未知データへの対応:汎化性能
学習をさせた機械には、初めて見る情報にもうまく対応できる能力が求められます。この能力のことを汎化性能と呼びます。汎化性能とは、学習に使っていないデータに対して、機械がどれくらい正確に予測や分類ができるかを示す指標です。
たとえば、たくさんの猫の絵を使って機械に猫を覚えさせた後、初めて見る猫の絵を見せたときに、機械がそれをきちんと猫だと判断できるかどうかが重要になります。学習に使った猫の絵だけを完璧に覚えたとしても、それだけでは現実世界で役に立つ機械とは言えません。なぜなら、現実世界には学習に使ったものとは少し違う猫の絵もたくさん存在するからです。機械が、学習したことをもとに、初めて見る猫の絵にも対応できる、これが汎化性能の高さにつながります。
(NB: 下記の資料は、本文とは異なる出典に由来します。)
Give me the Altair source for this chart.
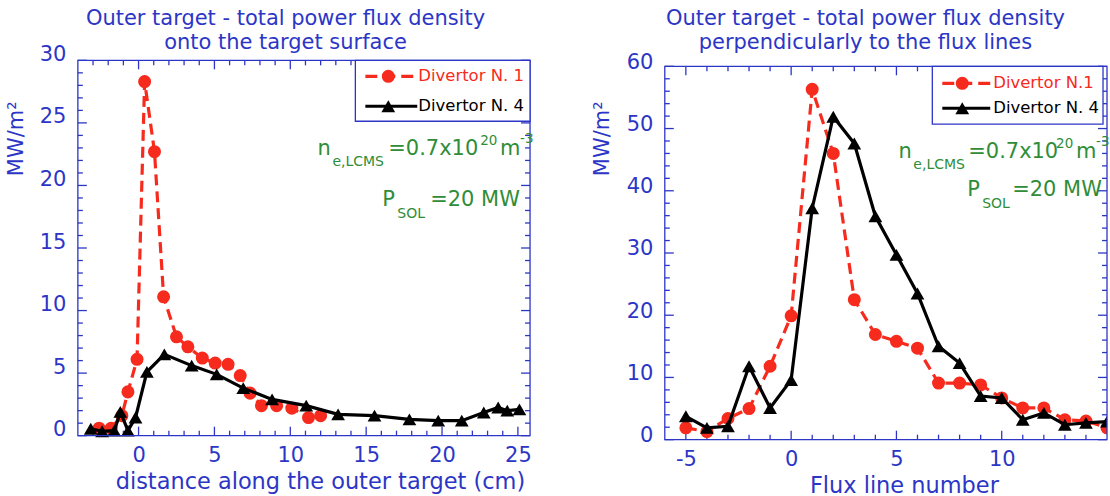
import altair as alt
import pandas as pd

# Outer target, total power flux density onto the target surface (MW/m^2)
surf_dist_n1 = [-2.6, -1.8, -1.1, -0.7, -0.1, 0.4, 1.05, 1.65, 2.5, 3.25,
                4.2, 5.05, 5.9, 6.7, 7.35, 8.1, 9.1, 10.1, 11.2, 12.0]
surf_flux_n1 = [0.6, 0.6, 1.6, 3.5, 6.1, 28.3, 22.7, 11.1, 7.9, 7.1,
                6.2, 5.8, 5.7, 4.8, 3.4, 2.4, 2.4, 2.2, 1.45, 1.6]
surf_dist_n4 = [-3.15, -2.4, -1.6, -1.2, -0.7, -0.2, 0.55, 1.7, 3.5, 5.15,
                6.9, 8.8, 11.05, 13.15, 15.55, 17.85, 19.75, 21.3, 22.75, 23.7,
                24.3, 25.1]
surf_flux_n4 = [0.55, 0.35, 0.4, 1.9, 0.4, 1.45, 5.1, 6.5, 5.6, 4.9,
                3.8, 2.9, 2.4, 1.7, 1.6, 1.3, 1.2, 1.2, 1.85, 2.25,
                2.0, 2.1]

# Outer target, total power flux density perpendicular to the flux lines (MW/m^2)
flux_line = list(range(-5, 16))
perp_flux_n1 = [1.9, 1.3, 3.4, 5.0, 11.8, 19.9, 56.3, 46.0, 22.5, 16.9, 15.8,
                14.7, 9.1, 9.1, 8.8, 6.7, 5.1, 5.1, 3.2, 3.0, 1.9]
perp_flux_n4 = [3.75, 1.9, 2.15, 11.8, 5.1, 9.6, 37.2, 51.9, 47.6, 35.9, 29.7,
                23.5, 15.0, 12.3, 7.0, 6.7, 3.2, 4.3, 2.4, 2.7, 2.9]

# Axis tick values
surf_x_major = [0, 5, 10, 15, 20, 25]
surf_x_minor = [v for v in range(-3, 26) if v % 5 != 0]
surf_y_major = [0, 5, 10, 15, 20, 25, 30]
surf_y_minor = [v for v in range(1, 30) if v % 5 != 0]
perp_x_major = [-5, 0, 5, 10]
perp_x_minor = [v for v in range(-5, 15) if v % 5 != 0]
perp_y_major = [0, 10, 20, 30, 40, 50, 60]
perp_y_minor = [v for v in range(2, 60, 2) if v % 10 != 0]

BLUE = "#2c36c6"
RED = "#f72b1d"
BLACK = "#000000"
GREEN = "#2f8d38"
FONT = "DejaVu Sans"
ONE = pd.DataFrame({"b": [0]})


def x_axis(values):
    return alt.Axis(values=values, ticks=False, domain=False, grid=False,
                    labelFont=FONT, labelFontSize=21, labelColor=BLUE,
                    labelPadding=9, labelFlush=False, title=None,
                    labelExpr="'' + datum.value")


def y_axis(values, offset):
    return alt.Axis(values=values, ticks=False, domain=False, grid=False,
                    labelFont=FONT, labelFontSize=21, labelColor=BLUE,
                    labelPadding=12, labelFlush=False, title=None,
                    labelBaseline="alphabetic", labelOffset=offset,
                    labelExpr="'' + datum.value")


def series(xs, ys, sc, color, shape, size, dash, clip):
    df = pd.DataFrame({"x": xs, "y": ys})
    xenc = alt.X("x:Q", scale=sc["xs"], axis=sc["xa"])
    yenc = alt.Y("y:Q", scale=sc["ys"], axis=sc["ya"])
    kw = dict(color=color, strokeWidth=3.2, clip=clip)
    if dash:
        kw["strokeDash"] = dash
    line = alt.Chart(df).mark_line(**kw).encode(x=xenc, y=yenc)
    pts = alt.Chart(df).mark_point(shape=shape, filled=True, size=size,
                                   color=color, opacity=1,
                                   clip=clip).encode(x=xenc, y=yenc)
    return [line, pts]


def ticks(values, channel, sc, W, top, bottom, length):
    df = pd.DataFrame({"v": values})
    base = alt.Chart(df).mark_rule(color=BLUE, strokeWidth=1.3)
    if channel == "x":
        enc = alt.X("v:Q", scale=sc["xs"], axis=sc["xa"])
        return [base.encode(x=enc, y=alt.value(bottom),
                            y2=alt.value(bottom - length)),
                base.encode(x=enc, y=alt.value(top),
                            y2=alt.value(top + length))]
    enc = alt.Y("v:Q", scale=sc["ys"], axis=sc["ya"])
    return [base.encode(y=enc, x=alt.value(0), x2=alt.value(length)),
            base.encode(y=enc, x=alt.value(W), x2=alt.value(W - length))]


def frame(W, top, bottom):
    return alt.Chart(ONE).mark_rect(
        fill="white", fillOpacity=0, stroke=BLUE, strokeWidth=1.3).encode(
        x=alt.value(0), x2=alt.value(W), y=alt.value(top),
        y2=alt.value(bottom))


def text(s, x, y, size, color, align="left", baseline="alphabetic", angle=0):
    return alt.Chart(pd.DataFrame({"t": [s]})).mark_text(
        align=align, baseline=baseline, fontSize=size, color=color,
        font=FONT, angle=angle).encode(x=alt.value(x), y=alt.value(y),
                                       text="t:N")


def legend(x1, x2, y1, y2, row1, row2, lx1, lx2, mx, tx, label1, label2):
    box = alt.Chart(ONE).mark_rect(
        fill="white", stroke=BLUE, strokeWidth=1.3).encode(
        x=alt.value(x1), x2=alt.value(x2), y=alt.value(y1), y2=alt.value(y2))
    red_line = alt.Chart(ONE).mark_rule(color=RED, strokeWidth=3.2,
                                        strokeDash=[12, 6]).encode(
        x=alt.value(lx1), x2=alt.value(lx2), y=alt.value(row1))
    red_pt = alt.Chart(ONE).mark_point(shape="circle", filled=True, size=170,
                                       color=RED, opacity=1).encode(
        x=alt.value(mx), y=alt.value(row1))
    blk_line = alt.Chart(ONE).mark_rule(color=BLACK, strokeWidth=3.2).encode(
        x=alt.value(lx1), x2=alt.value(lx2), y=alt.value(row2))
    blk_pt = alt.Chart(ONE).mark_point(shape="triangle-up", filled=True,
                                       size=190, color=BLACK,
                                       opacity=1).encode(
        x=alt.value(mx), y=alt.value(row2))
    return [box, red_line, red_pt, blk_line, blk_pt,
            text(label1, tx, row1, 16.5, RED, baseline="middle"),
            text(label2, tx, row2, 16.5, BLACK, baseline="middle")]


def annotation(nx, nb, eqx, supx, mx, m3x, px, pb, solx, eq2x):
    return [
        text("n", nx, nb, 21, GREEN),
        text("e,LCMS", nx + 15, nb + 11, 14, GREEN),
        text("=0.7x10", eqx, nb, 21, GREEN),
        text("20", supx, nb - 10, 13.5, GREEN),
        text("m", mx, nb, 21, GREEN),
        text("-3", m3x, nb - 12, 13.5, GREEN),
        text("P", px, pb, 21, GREEN),
        text("SOL", solx, pb + 12, 14, GREEN),
        text("=20 MW", eq2x, pb, 21, GREEN),
    ]


# ---- left panel: flux onto the target surface ----
WL, HL, TL = 453, 376, 0
sc_l = {
    "xs": alt.Scale(domain=[-4, 25.8], nice=False, zero=False),
    "ys": alt.Scale(domain=[0, 30], nice=False, zero=False),
    "xa": x_axis(surf_x_major),
    "ya": y_axis(surf_y_major, 0),
}

left_layers = []
left_layers += ticks(surf_x_minor, "x", sc_l, WL, TL, HL, 5)
left_layers += ticks(surf_x_major, "x", sc_l, WL, TL, HL, 9)
left_layers += ticks(surf_y_minor, "y", sc_l, WL, TL, HL, 5)
left_layers += ticks(surf_y_major, "y", sc_l, WL, TL, HL, 9)
left_layers += series(surf_dist_n1, surf_flux_n1, sc_l, RED, "circle",
                      170, [11, 6], False)
left_layers += series(surf_dist_n4, surf_flux_n4, sc_l, BLACK,
                      "triangle-up", 190, None, False)
left_layers += [frame(WL, TL, HL)]
left_layers += legend(278, WL, 0, 61, 16, 46, 288, 340, 311, 341,
                      "Divertor N. 1", "Divertor N. 4")
left_layers += annotation(240, 95, 311, 403, 423, 443, 305, 146, 320, 353)
left_layers += [
    text("Outer target - total power flux density", 208, -35, 21, BLUE,
         align="center"),
    text("onto the target surface", 208, -11, 21, BLUE, align="center"),
    text("MW/m²", -61, 116, 21, BLUE, baseline="middle", angle=270),
    text("distance along the outer target (cm)", 243, HL + 53, 22.5, BLUE,
         align="center"),
]
left = alt.layer(*left_layers).properties(width=WL, height=HL)

# ---- right panel: flux perpendicular to the flux lines ----
# plot frame starts 6 px below the left one, so the y range is set explicitly
WR, HR, TR = 443, 380, 6
sc_r = {
    "xs": alt.Scale(domain=[-6, 15], nice=False, zero=False),
    "ys": alt.Scale(domain=[0, 60], nice=False, zero=False, range=[HR, TR]),
    "xa": x_axis(perp_x_major),
    "ya": y_axis(perp_y_major, 2),
}

right_layers = []
right_layers += ticks(perp_x_minor, "x", sc_r, WR, TR, HR, 5)
right_layers += ticks(perp_x_major, "x", sc_r, WR, TR, HR, 9)
right_layers += ticks(perp_y_minor, "y", sc_r, WR, TR, HR, 5)
right_layers += ticks(perp_y_major, "y", sc_r, WR, TR, HR, 9)
right_layers += series(flux_line, perp_flux_n1, sc_r, RED, "circle",
                       170, [11, 6], True)
right_layers += series(flux_line, perp_flux_n4, sc_r, BLACK,
                       "triangle-up", 190, None, True)
right_layers += [frame(WR, TR, HR)]
right_layers += legend(268, WR - 4, TR, TR + 58, TR + 17, TR + 42, 278, 326,
                       298, 329, "Divertor N.1", "Divertor N. 4")
right_layers += annotation(234, TR + 92, 304, 392, 412, 432, 303, TR + 130,
                           318, 348)
right_layers += [
    text("Outer target - total power flux density", 201, -35, 21, BLUE,
         align="center"),
    text("perpendicularly to the flux lines", 201, -11, 21, BLUE,
         align="center"),
    text("MW/m²", -62, TR + 110, 21, BLUE, baseline="middle", angle=270),
    text("Flux line number", 240, HR + 53, 22.5, BLUE, align="center"),
]
right = alt.layer(*right_layers).properties(width=WR, height=HR)

chart = alt.hconcat(left, right, spacing=58).properties(
    padding={"left": 6, "top": 8, "right": 0, "bottom": 0},
    background="white",
).configure_view(stroke=None)

chart.save("out.html", embed_options={"renderer": "svg", "actions": False})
汎化性能の低い機械は、学習に使ったデータに過剰に適応してしまい、それ以外のデータには対応できなくなってしまいます。これは、まるで特定の猫の絵だけを暗記してしまい、他の猫の絵を猫だと認識できないようなものです。このような状態を過学習と呼びます。過学習が起きると、見たことのないデータに対しては、まるで役に立たない機械になってしまいます。
反対に、汎化性能の高い機械は、学習したデータから本質的な特徴を捉え、それを新しいデータにも応用することができます。たとえば、猫の耳の形や目の形、ひげの本数といった特徴を学習することで、様々な種類の猫を猫だと正しく判断できるようになります。
機械学習では、この汎化性能を高めることが非常に重要です。そのため、学習データの選び方や学習方法を工夫し、未知のデータにも対応できる、本当に役立つ機械を作ることが目指されています。